The term "new politics" was previously used by the US Democratic Party to refer to their policy platform in the 1950s, particularly under the leadership of Adlai Stevenson II. It is unclear whether the Scottish and American uses of the term are linked.

While the Scottish National Party (SNP) has been the primary political vehicle for Scottish home rule since the 1930s, the term "new politics" was more closely associated with the Scottish Constitutional Convention (SCC), established 1989. This included delegates from trade unions, local authorities, churches, and members of both the Labour and Liberal Democrat parties. The election of Tony Blair in 1997, who had campaigned on the manifesto pledge of a devolution referendum for Scotland and Wales, entrenched the term within New Labour's wider narrative.

Academics and politicians were quick to adopt the term and variations on it. Pre-emptively reflecting on the era, Rev. Kenyon Wright asked in May 1998 whether the new Scottish Parliament would "be the pioneer of the new kind of politics that the new era so desperately needs". His interpretation of new politics was post-nationalist, implying increased European integration.

Meanwhile, Prof. Michael Keating of the University of Aberdeen linked the "new politics" of 1990s Scotland to forward-thinking nationalist revivals occurring simultaneously in Catalonia and Quebec.

In his writings, the Scottish Parliament's inaugural First Minister, Donald Dewar, strongly emphasised new politics' principle of public participation in policy-making, following the results of the 1997 devolution referendum.

As part of new politics' emphasis on "consensus", in October 1999 the then-leaders of Scottish Labour and the SNP, Donald Dewar and Alex Salmond, shared a pro-Euro platform alongside members of the Liberal Democrats. Similarly, the 1997 devolution campaign was headed by members of the Labour, Liberal Democrat, and Scottish National Parties.
== Criticisms of the term ==

The logo of the anti-devolution campaign in the 1997 Scottish devolution referendum, headed by former Conservative Party employee Brian Monteith

Part of the SNP's initial distance towards "new politics" was that, while broadly supporting Scottish devolution, the party's fundamental vision has always been of a fully independent Scotland. Hence, while still part of the Union, the party did not view devolution as anything particularly "new". Under the leadership of Gordon Wilson and Jim Sillars, the SNP withdrew from the SCC in the early-1990s because of its unwillingness to discuss Scottish independence.

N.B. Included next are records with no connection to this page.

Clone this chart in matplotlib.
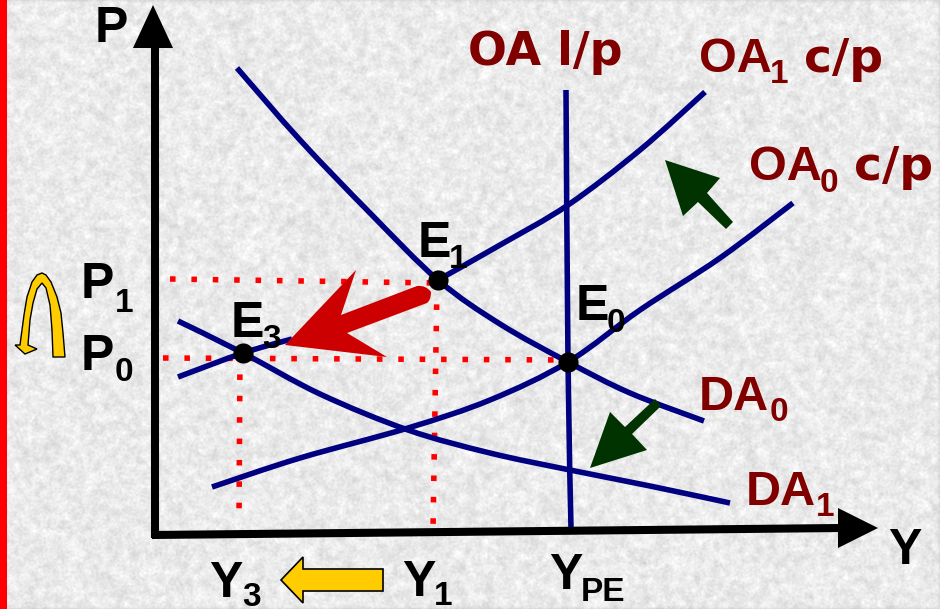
"""
Oferta y demanda agregadas - diagrama con desplazamiento de curvas
Todo esta en coordenadas de pixel de la imagen (940x609)
"""
import matplotlib
matplotlib.use('Agg')
import matplotlib.pyplot as plt
from matplotlib.patches import Polygon, PathPatch, Rectangle
from matplotlib.path import Path
import numpy as np

plt.rcParams['font.family'] = ['Liberation Sans', 'DejaVu Sans']

NAVY = '#000080'
WINE = '#800000'
RED = '#ff0000'
DARK_RED = '#cc0000'
GREEN = '#003300'
YELLOW = '#ffcc00'

da0_x = [237, 300, 370, 438, 500, 568, 630, 704]
da0_y = [68, 140, 213, 280, 324, 362, 393, 421]
da1_x = [178, 243, 320, 408, 490, 570, 650, 730]
da1_y = [321, 353, 394, 430, 453, 470, 486, 503]
oa0_x = [212, 300, 408, 490, 568, 640, 720, 793]
oa0_y = [487, 458, 428, 400, 362, 310, 258, 203]
oa1_x = [438, 500, 568, 640, 705]
oa1_y = [280, 245, 205, 150, 92]
oa3_x = [178, 243, 292]
oa3_y = [377, 353, 339]
oalp_x = [566, 568, 571]
oalp_y = [90, 362, 528]

# Equilibrios
eq_x = [438, 568, 243]
eq_y = [280, 362, 353]

# Guias punteadas: (x0, y0, x1, y1)
guide_p1 = [170, 279, 437, 283]
guide_p0 = [163, 358, 568, 360]
guide_y1 = [437, 283, 433, 530]
guide_y3 = [240, 353, 239, 522]

fig = plt.figure(figsize=(9.4, 6.09), dpi=100)
ax = fig.add_axes([0, 0, 1, 1])
ax.set_xlim(0, 940)
ax.set_ylim(609, 0)
ax.axis('off')


def grain(step, kernel):
    # pseudo ruido determinista, solo para la textura del fondo
    yy, xx = np.mgrid[0:609, 0:940]
    t = np.sin((xx // step) * 12.9898 + (yy // step) * 78.233) * 43758.5453
    t = t - np.floor(t)
    t = np.apply_along_axis(lambda r: np.convolve(r, kernel, mode='same'), 0, t)
    t = np.apply_along_axis(lambda r: np.convolve(r, kernel, mode='same'), 1, t)
    return (t - t.mean()) / t.std()


fine = grain(1, np.array([1, 2, 1]) / 4.0)
coarse = grain(3, np.ones(7) / 7.0)
ax.imshow(234 + fine * 4 + coarse * 5, cmap='gray', vmin=0, vmax=255,
          extent=(0, 940, 609, 0), aspect='auto', zorder=0)
ax.add_patch(Rectangle((0, 0), 7, 609, facecolor=RED, edgecolor='none', zorder=1))

# Guias
for g in [guide_p1, guide_p0, guide_y1, guide_y3]:
    ax.plot([g[0], g[2]], [g[1], g[3]], color=RED, lw=4.0,
            linestyle=(0, (1, 2.85)), dash_capstyle='butt', zorder=2)


def smooth_curve(cx, cy):
    # Bezier que pasa por los puntos leidos (Catmull-Rom)
    pts = np.column_stack([cx, cy]).astype(float)
    verts = [pts[0]]
    codes = [Path.MOVETO]
    for i in range(len(pts) - 1):
        p0 = pts[max(i - 1, 0)]
        p1 = pts[i]
        p2 = pts[i + 1]
        p3 = pts[min(i + 2, len(pts) - 1)]
        verts += [p1 + (p2 - p0) / 6, p2 - (p3 - p1) / 6, p2]
        codes += [Path.CURVE4, Path.CURVE4, Path.CURVE4]
    return Path(verts, codes)


# Curvas
for cx, cy in [(da0_x, da0_y), (da1_x, da1_y), (oa0_x, oa0_y), (oa1_x, oa1_y),
               (oa3_x, oa3_y), (oalp_x, oalp_y)]:
    ax.add_patch(PathPatch(smooth_curve(cx, cy), facecolor='none', edgecolor=NAVY,
                           lw=4.0, capstyle='butt', zorder=3))

# Ejes
ax.plot([155, 155], [40, 538], color='black', lw=5.8, solid_capstyle='butt', zorder=4)
ax.plot([152, 842], [535, 528], color='black', lw=5.8, solid_capstyle='butt', zorder=4)
ax.add_patch(Polygon([(153, 5), (133, 48), (173, 48)], facecolor='black', zorder=4))
ax.add_patch(Polygon([(878, 528), (838, 508), (838, 548)], facecolor='black', zorder=4))

# Flechas
red_verts = [(285, 345), (356, 270), (341, 315), (417, 286), (426, 285), (431, 292),
             (431, 300), (427, 303), (347, 333), (387, 357), (285, 345)]
red_codes = [Path.MOVETO, Path.LINETO, Path.LINETO, Path.LINETO, Path.CURVE3, Path.CURVE3,
             Path.CURVE3, Path.CURVE3, Path.LINETO, Path.LINETO, Path.CLOSEPOLY]
ax.add_patch(PathPatch(Path(red_verts, red_codes), facecolor=DARK_RED, edgecolor='none', zorder=5))
ax.add_patch(Polygon([(665, 160), (720, 178), (707, 193), (733, 222), (726, 229),
                      (698, 202), (683, 216)], facecolor=GREEN, edgecolor='none', zorder=5))
ax.add_patch(Polygon([(590, 468), (610, 412), (625, 427), (655, 399), (661, 406),
                      (632, 434), (647, 450)], facecolor=GREEN, edgecolor='none', zorder=5))
ax.add_patch(Polygon([(281, 580), (303, 557), (303, 569), (383, 569), (383, 591),
                      (303, 591), (303, 603)], facecolor=YELLOW, edgecolor='black',
                     lw=1.2, zorder=5))

# Flecha curva amarilla
ax.add_patch(Polygon([(65, 357), (63, 333), (61, 313), (57, 297), (51, 282), (46, 275),
                      (42, 273), (37, 275), (32, 282), (27, 297), (24, 315), (20, 345),
                      (15, 345), (25, 354), (37, 349), (28, 345), (30, 320), (33, 303),
                      (37, 289), (42, 283), (46, 288), (50, 305), (52, 330), (53, 357)],
                     facecolor=YELLOW, edgecolor='black', lw=1.0, zorder=5))

# Puntos de equilibrio
ax.plot(eq_x, eq_y, 'o', color='black', markersize=14.5, markeredgewidth=0, zorder=6)


def label(x, y, s, color='black', size=36, family=None):
    ax.text(x, y, s, fontsize=size, fontweight='bold', color=color,
            ha='left', va='baseline', zorder=7,
            family=family if family else ['Liberation Sans', 'DejaVu Sans'])


# Textos negros
label(95, 42, 'P')
label(888, 564, 'Y')
label(81, 298, 'P')
label(115, 312, '1', size=24)
label(81, 370, 'P')
label(115, 381, '0', size=24)
label(418, 257, 'E')
label(449, 268, '1', size=24)
label(576, 320, 'E')
label(607, 332, '0', size=24)
label(231, 337, 'E')
label(262, 348, '3', size=24)
label(209, 597, 'Y')
label(242, 606, '3', size=24)
label(402, 596, 'Y')
label(434, 605, '1', size=24)
label(549, 589, 'Y')
label(581, 601, 'PE', size=24)

# Textos de curvas
label(468, 65, 'OA l/p', WINE, size=33, family='DejaVu Sans')
label(699, 72, 'OA', WINE, size=35)
label(770, 83, '1', WINE, size=24)
label(804, 72, 'c/p', WINE, size=34, family='DejaVu Sans')
label(749, 180, 'OA', WINE, size=35)
label(820, 192, '0', WINE, size=24)
label(854, 180, 'c/p', WINE, size=34, family='DejaVu Sans')
label(699, 410, 'DA', WINE, size=35)
label(770, 421, '0', WINE, size=24)
label(746, 505, 'DA', WINE, size=35)
label(816, 516, '1', WINE, size=24)

fig.savefig('out.png', dpi=100)
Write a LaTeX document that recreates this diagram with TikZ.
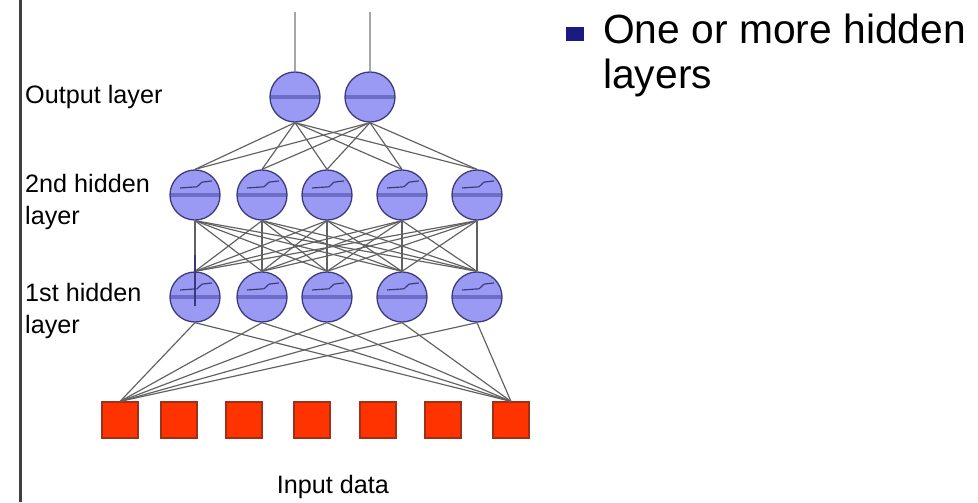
\documentclass[tikz,border=0pt]{standalone}
\usepackage{fontspec}
\setmainfont{Liberation Sans}
\definecolor{cellFill}{HTML}{9A9AF5}
\definecolor{cellLine}{HTML}{3A3A7A}
\definecolor{cellBand}{HTML}{6E6EC8}
\definecolor{inFill}{HTML}{FF3300}
\definecolor{inLine}{HTML}{A03018}
\definecolor{bulletBlue}{HTML}{1A1A80}

\begin{document}
\begin{tikzpicture}[x=0.03cm, y=-0.03cm]
        \tikzstyle{outStyle} = [circle, draw=cellLine, fill=cellFill, line width=1.1pt,
            minimum size=42.7pt, inner sep=0pt,
            path picture={\fill[cellBand] ([yshift=-2pt]path picture bounding box.west)
                rectangle ([yshift=2pt]path picture bounding box.east);}]
        \tikzstyle{hiddenStyle} = [outStyle,
            path picture={\fill[cellBand] ([yshift=-2pt]path picture bounding box.west)
                rectangle ([yshift=2pt]path picture bounding box.east);
                \draw[cellLine, line width=1pt]
                ([xshift=-12.8pt,yshift=6pt]path picture bounding box.center)
                -- ([xshift=1.7pt,yshift=7pt]path picture bounding box.center)
                -- ([xshift=6pt,yshift=11pt]path picture bounding box.center)
                -- ([xshift=14.5pt,yshift=12pt]path picture bounding box.center);}]
        \tikzstyle{inStyle} = [rectangle, draw=inLine, fill=inFill, line width=1pt,
            minimum size=30.7pt, inner sep=0pt]
        \tikzstyle{edgeStyle} = [draw=black!62, line width=1pt]
        \tikzstyle{labelStyle} = [font=\fontsize{21.5}{28}\selectfont, align=left, inner sep=0pt]
        \useasboundingbox (0,0) rectangle (978,502);
        \fill[black!75] (19,0) rectangle (22,502);
        % nodes
        \foreach \n/\x in {1/295, 2/370}
            \node[outStyle] (o\n) at (\x,97) {};
        \foreach \n/\x in {1/195, 2/262, 3/327, 4/402, 5/477}
        {
            \node[hiddenStyle] (b\n) at (\x,195) {};
            \node[hiddenStyle] (a\n) at (\x,297) {};
        }
        \foreach \n/\x in {1/120, 2/179, 3/244, 4/312, 5/378, 6/443, 7/511}
            \node[inStyle] (i\n) at (\x,420) {};
        % connections
        \foreach \from in {1,2}
            \foreach \to in {1,...,5}
                \path[edgeStyle] (o\from.south) edge (b\to.north);
        \foreach \from in {1,...,5}
            \foreach \to in {1,...,5}
                \path[edgeStyle] (b\from.south) edge (a\to.north);
        \foreach \from in {1,...,5}
            \foreach \to in {1,7}
                \path[edgeStyle] (a\from.south) edge (i\to.north);
        \coordinate (t1) at (295,12);
        \coordinate (t2) at (370,12);
        \foreach \n in {1,2}
            \draw[black!35, line width=2.4pt] (t\n) -- (o\n.north);
        \coordinate (k1) at (195,255);
        \coordinate (k2) at (195,306);
        \draw[cellLine, line width=1pt] (k1) -- (k2);
        % labels
        \node[labelStyle, anchor=west] (outLabel) at (25,97) {Output layer};
        \node[labelStyle, anchor=west] (hidBLabel) at (25,202) {2nd hidden\\layer};
        \node[labelStyle, anchor=west] (hidALabel) at (25,311) {1st hidden\\layer};
        \node[labelStyle] (inLabel) at (333,487) {Input data};
        \node[rectangle, fill=bulletBlue, minimum width=15pt, minimum height=12pt, inner sep=0pt] (bullet) at (575,34) {};
        \node[font=\fontsize{34.8}{40}\selectfont, anchor=base west, inner sep=0pt] (point1) at (603,43) {One or more hidden};
        \node[font=\fontsize{34.8}{40}\selectfont, anchor=base west, inner sep=0pt] (point2) at (603,88) {layers};
\end{tikzpicture}
\end{document}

The Conservative Party had long opposed Scottish devolution, and therefore were unwilling to join the Constitutional Convention nor adopt the term "new politics".

Professor James Mitchell was one of the first to retrospectively critique the term in a 2000 article in Parliamentary Affairs. His critique largely rested on the idea that, as the "child" of Westminster, the devolved Scottish Parliament and subsequent political culture were not overwhelmingly different from that of the UK. Moreover, an emphasis on cooperation in government could not surpass the real and often bitter party competition between Scotland's three main political parties, the SNP, Labour, and the Conservatives, as well as their core ideological differences.

Writing eight years on from Mitchell, however, Dr. Robin T. Pettitt of Kingston University argued that within the Scottish Parliament, "legislative power is far more spread out ... than it is in Westminster", leading to "a less hostile political environment". Given its semi-proportional electoral system, he described Scotland's devolved institutions as a "halfway house" between the Westminster system and the Nordic model. Pettitt argued that against initial controversy surrounding the term, the verdict is still out on the efficacy of "new politics".

Some media commentators at the time were also critical of the term, in particular Andrew Neil, then-editor of The Scotsman. Neil disagreed with the SCC's vision of a consensus-driven Scottish Parliament, arguing that "If there is to be a new politics in Scotland, then it must be the politics of fresh thinking, of good ideas celebrated and bad ideas shot down. It must be robust and full of life and invention, not dreary and consensual."